• WHAT TO DO:
Write out all of the data exactly as it appears.

▼

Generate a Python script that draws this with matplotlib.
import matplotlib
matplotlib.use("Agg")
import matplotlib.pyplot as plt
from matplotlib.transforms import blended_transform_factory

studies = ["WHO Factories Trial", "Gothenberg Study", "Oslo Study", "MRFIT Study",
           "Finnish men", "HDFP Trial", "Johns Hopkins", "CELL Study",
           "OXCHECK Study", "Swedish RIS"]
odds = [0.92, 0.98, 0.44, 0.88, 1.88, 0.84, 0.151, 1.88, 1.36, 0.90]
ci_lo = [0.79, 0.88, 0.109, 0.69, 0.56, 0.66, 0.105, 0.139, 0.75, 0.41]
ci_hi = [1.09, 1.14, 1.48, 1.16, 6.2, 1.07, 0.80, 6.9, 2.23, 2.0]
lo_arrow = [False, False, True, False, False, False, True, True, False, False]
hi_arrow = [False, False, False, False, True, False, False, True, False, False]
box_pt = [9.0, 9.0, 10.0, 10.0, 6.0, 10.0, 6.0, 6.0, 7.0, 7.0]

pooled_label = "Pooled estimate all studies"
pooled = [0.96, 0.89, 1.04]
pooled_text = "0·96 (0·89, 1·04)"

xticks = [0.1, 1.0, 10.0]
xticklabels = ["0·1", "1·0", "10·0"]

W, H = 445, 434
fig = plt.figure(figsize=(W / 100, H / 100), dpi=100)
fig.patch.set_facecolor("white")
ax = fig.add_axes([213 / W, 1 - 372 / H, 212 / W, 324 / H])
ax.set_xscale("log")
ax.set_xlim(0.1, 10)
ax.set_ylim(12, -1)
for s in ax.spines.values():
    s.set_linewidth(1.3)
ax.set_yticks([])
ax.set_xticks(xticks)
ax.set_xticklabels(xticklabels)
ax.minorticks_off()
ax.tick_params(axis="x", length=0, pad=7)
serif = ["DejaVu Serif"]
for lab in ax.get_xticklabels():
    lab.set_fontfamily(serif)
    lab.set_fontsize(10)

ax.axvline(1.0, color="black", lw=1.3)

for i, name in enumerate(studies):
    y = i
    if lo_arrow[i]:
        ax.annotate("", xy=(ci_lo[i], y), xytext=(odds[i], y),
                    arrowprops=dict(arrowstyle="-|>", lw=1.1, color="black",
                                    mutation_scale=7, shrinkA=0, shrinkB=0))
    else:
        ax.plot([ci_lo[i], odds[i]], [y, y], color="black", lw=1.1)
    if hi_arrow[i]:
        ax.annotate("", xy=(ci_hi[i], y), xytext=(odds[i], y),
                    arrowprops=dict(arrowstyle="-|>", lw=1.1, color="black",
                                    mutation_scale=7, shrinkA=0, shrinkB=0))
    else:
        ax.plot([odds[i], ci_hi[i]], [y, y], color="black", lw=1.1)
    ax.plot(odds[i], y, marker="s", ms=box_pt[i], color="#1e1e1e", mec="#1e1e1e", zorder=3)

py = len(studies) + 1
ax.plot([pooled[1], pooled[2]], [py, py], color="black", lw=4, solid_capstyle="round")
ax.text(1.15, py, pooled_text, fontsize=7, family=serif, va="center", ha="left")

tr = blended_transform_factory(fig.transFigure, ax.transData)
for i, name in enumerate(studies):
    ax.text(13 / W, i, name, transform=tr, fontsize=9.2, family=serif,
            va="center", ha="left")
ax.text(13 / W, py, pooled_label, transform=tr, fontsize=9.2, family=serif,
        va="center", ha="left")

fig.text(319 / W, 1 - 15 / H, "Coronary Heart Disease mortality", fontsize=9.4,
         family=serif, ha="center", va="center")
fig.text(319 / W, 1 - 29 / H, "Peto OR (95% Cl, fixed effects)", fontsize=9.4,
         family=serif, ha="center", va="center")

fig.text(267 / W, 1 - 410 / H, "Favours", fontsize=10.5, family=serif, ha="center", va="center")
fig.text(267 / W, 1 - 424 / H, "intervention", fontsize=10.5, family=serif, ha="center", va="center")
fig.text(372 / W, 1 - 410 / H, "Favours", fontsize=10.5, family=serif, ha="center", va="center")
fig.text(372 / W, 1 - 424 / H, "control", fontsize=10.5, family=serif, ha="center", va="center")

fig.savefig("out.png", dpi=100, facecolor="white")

▲

• OUTPUT BELOW:
Generate a Python script that draws this with matplotlib.
import matplotlib
matplotlib.use("Agg")
import matplotlib.pyplot as plt
from matplotlib.transforms import blended_transform_factory

studies = ["WHO Factories Trial", "Gothenberg Study", "Oslo Study", "MRFIT Study",
           "Finnish men", "HDFP Trial", "Johns Hopkins", "CELL Study",
           "OXCHECK Study", "Swedish RIS"]
odds = [0.92, 0.98, 0.44, 0.88, 1.88, 0.84, 0.151, 1.88, 1.36, 0.90]
ci_lo = [0.79, 0.88, 0.109, 0.69, 0.56, 0.66, 0.105, 0.139, 0.75, 0.41]
ci_hi = [1.09, 1.14, 1.48, 1.16, 6.2, 1.07, 0.80, 6.9, 2.23, 2.0]
lo_arrow = [False, False, True, False, False, False, True, True, False, False]
hi_arrow = [False, False, False, False, True, False, False, True, False, False]
box_pt = [9.0, 9.0, 10.0, 10.0, 6.0, 10.0, 6.0, 6.0, 7.0, 7.0]

pooled_label = "Pooled estimate all studies"
pooled = [0.96, 0.89, 1.04]
pooled_text = "0·96 (0·89, 1·04)"

xticks = [0.1, 1.0, 10.0]
xticklabels = ["0·1", "1·0", "10·0"]

W, H = 445, 434
fig = plt.figure(figsize=(W / 100, H / 100), dpi=100)
fig.patch.set_facecolor("white")
ax = fig.add_axes([213 / W, 1 - 372 / H, 212 / W, 324 / H])
ax.set_xscale("log")
ax.set_xlim(0.1, 10)
ax.set_ylim(12, -1)
for s in ax.spines.values():
    s.set_linewidth(1.3)
ax.set_yticks([])
ax.set_xticks(xticks)
ax.set_xticklabels(xticklabels)
ax.minorticks_off()
ax.tick_params(axis="x", length=0, pad=7)
serif = ["DejaVu Serif"]
for lab in ax.get_xticklabels():
    lab.set_fontfamily(serif)
    lab.set_fontsize(10)

ax.axvline(1.0, color="black", lw=1.3)

for i, name in enumerate(studies):
    y = i
    if lo_arrow[i]:
        ax.annotate("", xy=(ci_lo[i], y), xytext=(odds[i], y),
                    arrowprops=dict(arrowstyle="-|>", lw=1.1, color="black",
                                    mutation_scale=7, shrinkA=0, shrinkB=0))
    else:
        ax.plot([ci_lo[i], odds[i]], [y, y], color="black", lw=1.1)
    if hi_arrow[i]:
        ax.annotate("", xy=(ci_hi[i], y), xytext=(odds[i], y),
                    arrowprops=dict(arrowstyle="-|>", lw=1.1, color="black",
                                    mutation_scale=7, shrinkA=0, shrinkB=0))
    else:
        ax.plot([odds[i], ci_hi[i]], [y, y], color="black", lw=1.1)
    ax.plot(odds[i], y, marker="s", ms=box_pt[i], color="#1e1e1e", mec="#1e1e1e", zorder=3)

py = len(studies) + 1
ax.plot([pooled[1], pooled[2]], [py, py], color="black", lw=4, solid_capstyle="round")
ax.text(1.15, py, pooled_text, fontsize=7, family=serif, va="center", ha="left")

tr = blended_transform_factory(fig.transFigure, ax.transData)
for i, name in enumerate(studies):
    ax.text(13 / W, i, name, transform=tr, fontsize=9.2, family=serif,
            va="center", ha="left")
ax.text(13 / W, py, pooled_label, transform=tr, fontsize=9.2, family=serif,
        va="center", ha="left")

fig.text(319 / W, 1 - 15 / H, "Coronary Heart Disease mortality", fontsize=9.4,
         family=serif, ha="center", va="center")
fig.text(319 / W, 1 - 29 / H, "Peto OR (95% Cl, fixed effects)", fontsize=9.4,
         family=serif, ha="center", va="center")

fig.text(267 / W, 1 - 410 / H, "Favours", fontsize=10.5, family=serif, ha="center", va="center")
fig.text(267 / W, 1 - 424 / H, "intervention", fontsize=10.5, family=serif, ha="center", va="center")
fig.text(372 / W, 1 - 410 / H, "Favours", fontsize=10.5, family=serif, ha="center", va="center")
fig.text(372 / W, 1 - 424 / H, "control", fontsize=10.5, family=serif, ha="center", va="center")

fig.savefig("out.png", dpi=100, facecolor="white")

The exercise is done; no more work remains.